**Problem details:**
In your copy, leave out the pictures; write out all the data exactly.

════════════════════

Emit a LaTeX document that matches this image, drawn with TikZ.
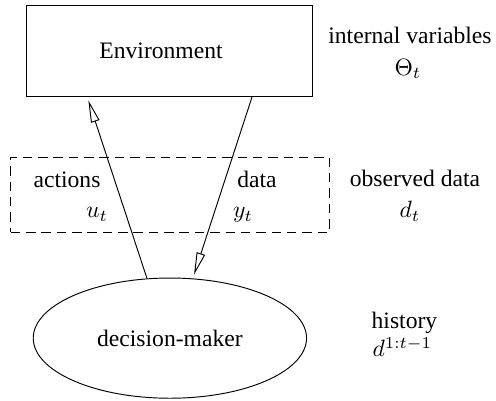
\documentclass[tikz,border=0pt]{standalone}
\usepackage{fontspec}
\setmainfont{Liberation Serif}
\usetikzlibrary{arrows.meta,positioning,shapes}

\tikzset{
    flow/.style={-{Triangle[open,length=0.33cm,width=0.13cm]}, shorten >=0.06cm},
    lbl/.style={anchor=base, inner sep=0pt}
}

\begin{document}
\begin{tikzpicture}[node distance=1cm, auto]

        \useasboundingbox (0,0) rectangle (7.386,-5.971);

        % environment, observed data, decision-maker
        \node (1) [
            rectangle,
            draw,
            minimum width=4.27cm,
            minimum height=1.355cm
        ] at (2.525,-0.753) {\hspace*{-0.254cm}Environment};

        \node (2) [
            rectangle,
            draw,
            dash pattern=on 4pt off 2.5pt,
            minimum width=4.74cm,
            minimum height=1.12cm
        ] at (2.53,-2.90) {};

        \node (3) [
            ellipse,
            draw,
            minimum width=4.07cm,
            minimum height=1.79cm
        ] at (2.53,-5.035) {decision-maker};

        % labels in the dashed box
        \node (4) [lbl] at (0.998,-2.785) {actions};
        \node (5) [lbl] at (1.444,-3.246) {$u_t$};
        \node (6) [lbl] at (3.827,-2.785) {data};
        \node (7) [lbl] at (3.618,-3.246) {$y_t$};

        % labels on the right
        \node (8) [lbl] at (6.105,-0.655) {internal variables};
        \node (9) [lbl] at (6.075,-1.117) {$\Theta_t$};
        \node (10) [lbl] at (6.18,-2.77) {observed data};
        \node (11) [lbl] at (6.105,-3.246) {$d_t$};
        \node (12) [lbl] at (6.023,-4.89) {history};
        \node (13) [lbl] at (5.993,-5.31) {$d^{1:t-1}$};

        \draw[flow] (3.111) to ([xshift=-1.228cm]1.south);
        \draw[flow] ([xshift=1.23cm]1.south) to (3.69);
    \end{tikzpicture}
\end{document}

════════════════════

**Reply:**
Emit a LaTeX document that matches this image, drawn with TikZ.
\documentclass[tikz,border=0pt]{standalone}
\usepackage{fontspec}
\setmainfont{Liberation Serif}
\usetikzlibrary{arrows.meta,positioning,shapes}

\tikzset{
    flow/.style={-{Triangle[open,length=0.33cm,width=0.13cm]}, shorten >=0.06cm},
    lbl/.style={anchor=base, inner sep=0pt}
}

\begin{document}
\begin{tikzpicture}[node distance=1cm, auto]

        \useasboundingbox (0,0) rectangle (7.386,-5.971);

        % environment, observed data, decision-maker
        \node (1) [
            rectangle,
            draw,
            minimum width=4.27cm,
            minimum height=1.355cm
        ] at (2.525,-0.753) {\hspace*{-0.254cm}Environment};

        \node (2) [
            rectangle,
            draw,
            dash pattern=on 4pt off 2.5pt,
            minimum width=4.74cm,
            minimum height=1.12cm
        ] at (2.53,-2.90) {};

        \node (3) [
            ellipse,
            draw,
            minimum width=4.07cm,
            minimum height=1.79cm
        ] at (2.53,-5.035) {decision-maker};

        % labels in the dashed box
        \node (4) [lbl] at (0.998,-2.785) {actions};
        \node (5) [lbl] at (1.444,-3.246) {$u_t$};
        \node (6) [lbl] at (3.827,-2.785) {data};
        \node (7) [lbl] at (3.618,-3.246) {$y_t$};

        % labels on the right
        \node (8) [lbl] at (6.105,-0.655) {internal variables};
        \node (9) [lbl] at (6.075,-1.117) {$\Theta_t$};
        \node (10) [lbl] at (6.18,-2.77) {observed data};
        \node (11) [lbl] at (6.105,-3.246) {$d_t$};
        \node (12) [lbl] at (6.023,-4.89) {history};
        \node (13) [lbl] at (5.993,-5.31) {$d^{1:t-1}$};

        \draw[flow] (3.111) to ([xshift=-1.228cm]1.south);
        \draw[flow] ([xshift=1.23cm]1.south) to (3.69);
    \end{tikzpicture}
\end{document}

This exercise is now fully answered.